CaptainIRS/hadoop-yarn-k8s

A sandbox for running a Hadoop-YARN cluster on Kubernetes

MakefileMIT

Hadoop-YARN-k8s Sandbox

This is a sandbox for running a Hadoop YARN cluster on Kubernetes (using Minikube).

The sandbox can be started with a single command and will bring up a Hadoop YARN cluster with 2 datanodes, 1 namenode and 1 resource manager.

The various web interfaces for the cluster are proxied and exposed on the host machine automatically and can be accessed via the URLs listed below.

Warning

The sandbox is intended to be used for testing and development purposes only.

Prerequisites

Minikube
GNU Make
Docker buildx CLI plugin

System Requirements

Minikube should have at least 8GB of memory and 4 CPUs for the sandbox to run properly (This can be changed in the Makefile).

Running

Run make deploy to deploy the system.
Run make clean to bring down the system (All data will be lost!)

Running spark jobs

Run make spark_exec to exec into the spark pod.
The work directory is mounted as /work in the spark pod.
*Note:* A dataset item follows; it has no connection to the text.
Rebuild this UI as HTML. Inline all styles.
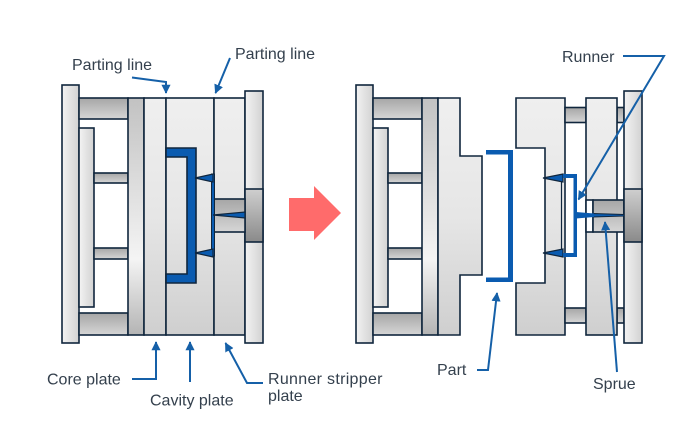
<!DOCTYPE html>
<html><head><meta charset="utf-8"><style>
html,body{margin:0;padding:0;background:#fff;}
svg{display:block;}
text{font-family:"Liberation Sans",sans-serif;font-size:16px;fill:#34404d;}
</style></head><body>
<svg width="700" height="436" viewBox="0 0 700 436" xmlns="http://www.w3.org/2000/svg">
<defs>
<linearGradient id="gH" x1="0" y1="0" x2="1" y2="0"><stop offset="0" stop-color="#f3f3f3"/><stop offset="1" stop-color="#d2d2d2"/></linearGradient>
<linearGradient id="gV" x1="0" y1="0" x2="0" y2="1"><stop offset="0" stop-color="#efefef"/><stop offset="0.5" stop-color="#e6e6e6"/><stop offset="1" stop-color="#cfcfcf"/></linearGradient>
<linearGradient id="gSup" x1="0" y1="0" x2="0" y2="1"><stop offset="0" stop-color="#c2c2c2"/><stop offset="0.68" stop-color="#f4f4f4"/><stop offset="1" stop-color="#b4b4b4"/></linearGradient>
<linearGradient id="gSp" x1="0" y1="0" x2="0" y2="1"><stop offset="0" stop-color="#a6a6a6"/><stop offset="1" stop-color="#d6d6d6"/></linearGradient>
<linearGradient id="gBush" x1="0" y1="0" x2="0" y2="1"><stop offset="0" stop-color="#cfcfcf"/><stop offset="1" stop-color="#8a8a8a"/></linearGradient>
<marker id="ah" viewBox="0 0 10 10" refX="9" refY="5" markerWidth="4.6" markerHeight="4.6" orient="auto" markerUnits="strokeWidth"><path d="M0,0 L10,5 L0,10 z" fill="#1560a8"/></marker>
</defs>

<!-- LEFT MOLD -->
<g stroke="#10263d" stroke-width="1.6">
<rect x="62" y="85" width="17" height="258" fill="url(#gH)"/>
<rect x="79" y="98" width="49" height="21" fill="url(#gSp)"/>
<rect x="79" y="313" width="49" height="22" fill="url(#gSp)"/>
<rect x="79" y="128" width="15" height="179" fill="url(#gH)"/>
<rect x="94" y="173" width="34" height="10" fill="url(#gSp)"/>
<rect x="94" y="248" width="34" height="11" fill="url(#gSp)"/>
<rect x="128" y="98" width="16" height="237" fill="url(#gSup)"/>
<rect x="144" y="98" width="22" height="237" fill="url(#gV)"/>
<rect x="166" y="98" width="48" height="237" fill="url(#gV)"/>
<rect x="214" y="98" width="31" height="237" fill="url(#gV)"/>
<rect x="245" y="91" width="18" height="252" fill="url(#gH)"/>
<rect x="245" y="189" width="18" height="53" fill="url(#gBush)"/>
<rect x="214" y="199" width="31" height="33" fill="url(#gSp)"/>
<polygon points="166,148 196,148 196,283 166,283 166,274 187,274 187,157 166,157" fill="#0a5bb0"/>
<rect x="211.5" y="174" width="3" height="82" fill="#0a5bb0" stroke-width="1"/>
<polygon points="195,178 213,174 213,182" fill="#0a5bb0" stroke-width="1.2"/>
<polygon points="195,253 213,249 213,257" fill="#0a5bb0" stroke-width="1.2"/>
<polygon points="213,215 245,212 245,218" fill="#0a5bb0" stroke-width="1.2"/>
</g>

<!-- BIG ARROW -->
<polygon points="289,198 314,198 314,186 341,213 314,240 314,231 289,231" fill="#ff6b6b"/>

<!-- RIGHT MOLD -->
<g stroke="#10263d" stroke-width="1.6">
<rect x="356" y="85" width="17" height="258" fill="url(#gH)"/>
<rect x="373" y="98" width="49" height="21" fill="url(#gSp)"/>
<rect x="373" y="313" width="49" height="22" fill="url(#gSp)"/>
<rect x="373" y="128" width="15" height="179" fill="url(#gH)"/>
<rect x="388" y="173" width="34" height="10" fill="url(#gSp)"/>
<rect x="388" y="248" width="34" height="11" fill="url(#gSp)"/>
<rect x="422" y="98" width="16" height="237" fill="url(#gSup)"/>
<path d="M438,98 H460 V156 H482 V275 H460 V335 H438 Z" fill="url(#gV)"/>
<path d="M516,98 H565 V335 H516 V283 H545 V148 H516 Z" fill="url(#gV)"/>
<line x1="561.5" y1="178" x2="561.5" y2="253" stroke-width="1.2"/>
<rect x="565" y="107.5" width="21" height="15" fill="url(#gSp)"/>
<rect x="565" y="308" width="21" height="15" fill="url(#gSp)"/>
<rect x="617" y="107.5" width="7" height="15" fill="url(#gSp)"/>
<rect x="617" y="308" width="7" height="15" fill="url(#gSp)"/>
<rect x="586" y="98" width="31" height="237" fill="url(#gV)"/>
<rect x="586" y="200" width="7" height="32" fill="#ffffff"/>
<rect x="593" y="200" width="31" height="32" fill="url(#gSp)"/>
<rect x="624" y="91" width="18" height="252" fill="url(#gH)"/>
<rect x="624" y="189" width="18" height="53" fill="url(#gBush)"/>
<polygon points="543,178 563,174 563,182" fill="#0a5bb0" stroke-width="1.2"/>
<polygon points="543,253 563,249 563,257" fill="#0a5bb0" stroke-width="1.2"/>
<polygon points="593,213.5 624,214.5 624,216 593,217" fill="#0a5bb0" stroke-width="1"/>
</g>
<polygon points="486,150 513,150 513,282 486,282 486,277.5 508,277.5 508,154.5 486,154.5" fill="#0a5bb0"/>
<polygon points="563,174 577,174 577,257 563,257 563,253 573.5,253 573.5,178 563,178" fill="#0a5bb0"/>
<polygon points="576,212 594,213.5 594,217 576,218.5" fill="#0a5bb0"/>

<!-- LEADERS -->
<g stroke="#1560a8" stroke-width="2" fill="none">
<polyline points="132,77.5 166,82 166,93" marker-end="url(#ah)"/>
<line x1="230" y1="58" x2="215.5" y2="93" marker-end="url(#ah)"/>
<polyline points="132,379 156,379 156,342" marker-end="url(#ah)"/>
<line x1="190" y1="382" x2="190" y2="342" marker-end="url(#ah)"/>
<polyline points="263,383 247,383 225.5,343" marker-end="url(#ah)"/>
<polyline points="623,56 664,56 578.5,199.5" marker-end="url(#ah)"/>
<polyline points="477,370 488,370 497,293" marker-end="url(#ah)"/>
<line x1="617" y1="372" x2="605" y2="222" marker-end="url(#ah)"/>
</g>

<!-- LABELS -->
<text x="72" y="70">Parting line</text>
<text x="235" y="59">Parting line</text>
<text x="47" y="384.5">Core plate</text>
<text x="150" y="405.5">Cavity plate</text>
<text x="268" y="384" letter-spacing="0.3">Runner stripper</text>
<text x="268" y="401">plate</text>
<text x="562" y="62">Runner</text>
<text x="437" y="375">Part</text>
<text x="593" y="389">Sprue</text>
</svg>
</body></html>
You can copy your spark job to this directory and run it using spark-submit. (Use --master yarn to run the job on the YARN cluster.)
Or you can enter the spark shell using spark-shell --master yarn and run your spark jobs interactively.

Managing the cluster or running MapReduce tasks

Run make shell to exec into the dfsadmin pod.
You can run HDFS commands using hdfs dfs or run MapReduce jobs using yarn jar.

Important URLs

Datanodes:
- datanode-0: http://datanode-0.datanode.hadoop.svc.localho.st:9864
- datanode-1: http://datanode-1.datanode.hadoop.svc.localho.st:9864
Node Managers:
- datanode-0: http://datanode-0.datanode.hadoop.svc.localho.st:8042
- datanode-1: http://datanode-1.datanode.hadoop.svc.localho.st:8042
Namenode: http://namenode-0.namenode.hadoop.svc.localho.st:9870
Resource Manager: http://resourcemanager-0.resourcemanager.hadoop.svc.localho.st:8089
Yarn UI 2: http://resourcemanager-0.resourcemanager.hadoop.svc.localho.st:8089/ui2/
Yarn Timeline Server: http://resourcemanager-0.resourcemanager.hadoop.svc.localho.st:8188
Mapreduce Job History Server: http://resourcemanager-0.resourcemanager.hadoop.svc.localho.st:19888
Spark History Server: http://spark.hadoop.svc.localho.st:18080

Screenshots


Hadoop Data Node	Hadoop Name Node

YARN Node Manager	YARN Resource Manager

Spark History Server	Spark UI

License

This project is licensed under the MIT License - see the LICENSE file for details.